Properly instituted, democracy will ensure order and stability. Because it allows for legitimate grievances to be aired and contentious issues to be openly debated, democracy prevents the accumulation of violent and disruptive forces.

The pursuit of economic prosperity is no justification for the persistent and flagrant deprivation of political and civil liberties. In fact, increasing wealth should be the occasion for the extension of freedoms to all spheres, these being the legitimate expectations of a civil society. Notwithstanding the moral basis envisaged in our concept of civil society, these include the expectations that certain fundamental liberties and rights are inviolable and cannot be taken away without due process of law. The Prophet of Islam in his Hajja al-Widac (Farewell Pilgrimage) said: “O Mankind, your blood, your property and your honour are as sacred as this Holy Land.”. . .

In resisting democratization, some would argue that the people are not sophisticated enough to practice democracy. To this, Dr Sun Yat-sen replied earlier this century, “Alas! This is like telling a child that he cannot go to school because he is illiterate.” . . .

In the multicultural, multireligious, and multiethnic context that we live in . . . each community will always have its extremist fringe, which if given free rein would whip up sentiments to plunge entire nations into turmoil and even bloodshed. It is crucial that we have a moderate majority, one that will be prepared to act firmly and decisively against extremist elements. Lest we forget, democracy itself can only flourish in a nation at peace, where there is mutual tolerance and respect between communities and ethnic groups.
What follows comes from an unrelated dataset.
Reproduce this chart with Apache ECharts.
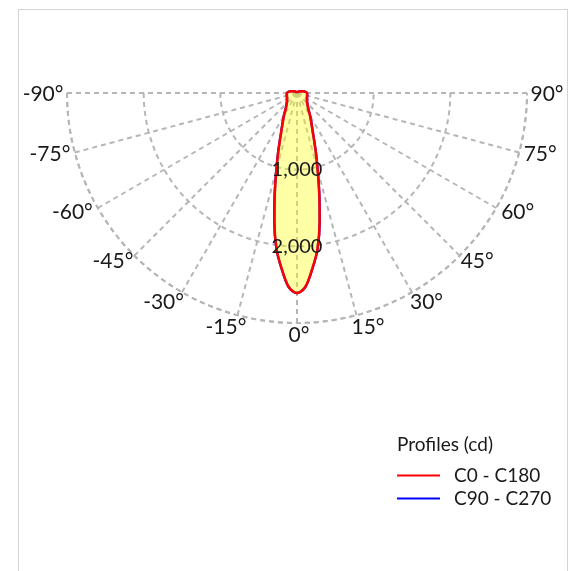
<!DOCTYPE html>
<html>
<head>
<meta charset="utf-8">
<script src="https://cdn.jsdelivr.net/npm/echarts@6/dist/echarts.min.js"></script>
<style>
html,body{margin:0;padding:0;background:#fff;}
#frame{position:absolute;left:18px;top:9px;width:550px;height:600px;border:1px solid #d4d4d4;box-sizing:border-box;pointer-events:none;}
#chart{position:absolute;left:0;top:0;width:571px;height:571px;}
</style>
</head>
<body>
<div id="frame"></div>
<div id="chart"></div>
<script>
// Gamma angles (degrees, 0 = straight down)
const gammaAngles = [-180,-150,-135,-120,-110,-100,-90,-80,-70,-60,-50,-45,-40,-35,-30,-25,-22.5,-20,-17.5,-15,-12.5,-10,-7.5,-5,-2.5,0,2.5,5,7.5,10,12.5,15,17.5,20,22.5,25,30,35,40,45,50,60,70,80,90,100,110,120,135,150,180];
// Luminous intensity (cd) per profile
const c0c180 = [0,10,25,40,70,105,130,135,140,150,170,190,215,260,340,450,530,650,820,1040,1340,1700,2050,2300,2530,2610,2530,2300,2050,1700,1340,1040,820,650,530,450,340,260,215,190,170,150,140,135,130,105,70,40,25,10,0];
const c90c270 = [0,10,25,40,70,105,130,135,140,150,170,190,215,260,340,450,530,650,820,1040,1340,1700,2050,2300,2530,2610,2530,2300,2050,1700,1340,1040,820,650,530,450,340,260,215,190,170,150,140,135,130,105,70,40,25,10,0];
// Axis ticks
const angleTicks = [-90,-75,-60,-45,-30,-15,0,15,30,45,60,75,90];
const radialTicks = [1000, 2000];
const radialMax = 3000;
const seriesNames = ['C0 - C180', 'C90 - C270'];
const legendTitle = 'Profiles (cd)';

const FONT = 'Lato';
const TEXT = '#1a1a1a';
const grid = {color:'#b6b6b6', width:2, type:[5,4]};

// label placement style for angle ticks (by |angle|)
const angleLabelStyle = {
  0:{align:'center', dx:2, dy:12},
  15:{align:'center', dx:11.5, dy:12},
  30:{align:'side', dx:-2, dy:10},
  45:{align:'side', dx:1, dy:6},
  60:{align:'side', dx:5, dy:4},
  75:{align:'side', dx:4.5, dy:2},
  90:{align:'side', dx:3.5, dy:1}
};
const labelText = {fontFamily:FONT, color:TEXT, textBorderWidth:0, textBorderColor:'transparent', textShadowBlur:0, opacity:1};
function angleLabel(a){
  const s = angleLabelStyle[Math.abs(a)];
  const sg = a < 0 ? -1 : 1;
  const align = s.align === 'center' ? 'center' : (a < 0 ? 'right' : 'left');
  return {
    value:[radialMax, a],
    label:Object.assign({show:true, position:[0,0], formatter:a + '°', align:align, verticalAlign:'middle',
      offset:[sg*s.dx, s.dy], fontSize:21}, labelText)
  };
}

const chart = echarts.init(document.getElementById('chart'), null, {renderer:'canvas'});
chart.setOption({
  animation:false,
  textStyle:{fontFamily:FONT},
  title:{text:legendTitle, left:397, top:435, padding:0, textStyle:{fontFamily:FONT, fontSize:19, fontWeight:'normal', color:TEXT}},
  legend:{
    data:seriesNames, orient:'vertical', left:397, top:466, padding:0, itemWidth:43, itemHeight:2, icon:'rect', itemGap:4,
    textStyle:{fontFamily:FONT, fontSize:19, color:TEXT, padding:[0,0,0,9]}
  },
  polar:[
    {center:[297,93], radius:230},
    {center:[297,93], radius:230}
  ],
  angleAxis:[
    {
      polarIndex:0, type:'value', min:-90, max:90, interval:15, startAngle:180, endAngle:360, clockwise:false,
      axisLine:{show:true, lineStyle:grid},
      axisTick:{show:false},
      splitLine:{show:true, lineStyle:grid},
      axisLabel:{show:false}
    },
    {
      polarIndex:1, type:'value', min:-180, max:180, startAngle:90, clockwise:false,
      axisLine:{show:false}, axisTick:{show:false}, splitLine:{show:false}, axisLabel:{show:false}
    }
  ],
  radiusAxis:[
    {
      polarIndex:0, type:'value', min:0, max:radialMax, interval:1000,
      axisLine:{show:false}, axisTick:{show:false}, axisLabel:{show:false},
      splitLine:{show:true, lineStyle:grid}
    },
    {
      polarIndex:1, type:'value', min:0, max:radialMax,
      axisLine:{show:false}, axisTick:{show:false}, axisLabel:{show:false}, splitLine:{show:false}
    }
  ],
  series:[
    {
      name:seriesNames[1], type:'line', coordinateSystem:'polar', polarIndex:1, clip:false, smooth:0.3, symbol:'none',
      data:gammaAngles.map((a,i)=>[c90c270[i], a]),
      lineStyle:{color:'#0000ff', width:2.5}, itemStyle:{color:'#0000ff'}, z:2
    },
    {
      name:seriesNames[0], type:'line', coordinateSystem:'polar', polarIndex:1, clip:false, smooth:0.3, symbol:'none',
      data:gammaAngles.map((a,i)=>[c0c180[i], a]),
      lineStyle:{color:'#ff0000', width:2.5}, itemStyle:{color:'#ff0000'},
      areaStyle:{color:'rgba(255,255,0,0.5)'}, z:3
    },
    {
      type:'scatter', coordinateSystem:'polar', polarIndex:0, symbolSize:0, silent:true, z:5,
      itemStyle:{color:TEXT, opacity:1},
      data:radialTicks.map(v=>[v,0]),
      label:Object.assign({show:true, position:[0,0], align:'center', verticalAlign:'middle',
        formatter:p=>p.value[0].toLocaleString('en-US'), fontSize:20}, labelText)
    },
    {
      type:'scatter', coordinateSystem:'polar', polarIndex:0, symbolSize:0, silent:true, z:5, clip:false,
      itemStyle:{color:TEXT, opacity:1},
      data:angleTicks.map(angleLabel)
    }
  ]
});
</script>
</body>
</html>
The fact that democracy is often abused, leading to chaos and paralysis, does not mean that dictatorship is the answer. Rather, the solution lies in purging democracy of its excesses such as unrestrained individualism on the one hand, and mob rule on the other. Thus, democracy must be revitalized by infusing it with ethical principles and moral uprightness derived from Asian civilizational ideals and intellectual legacies.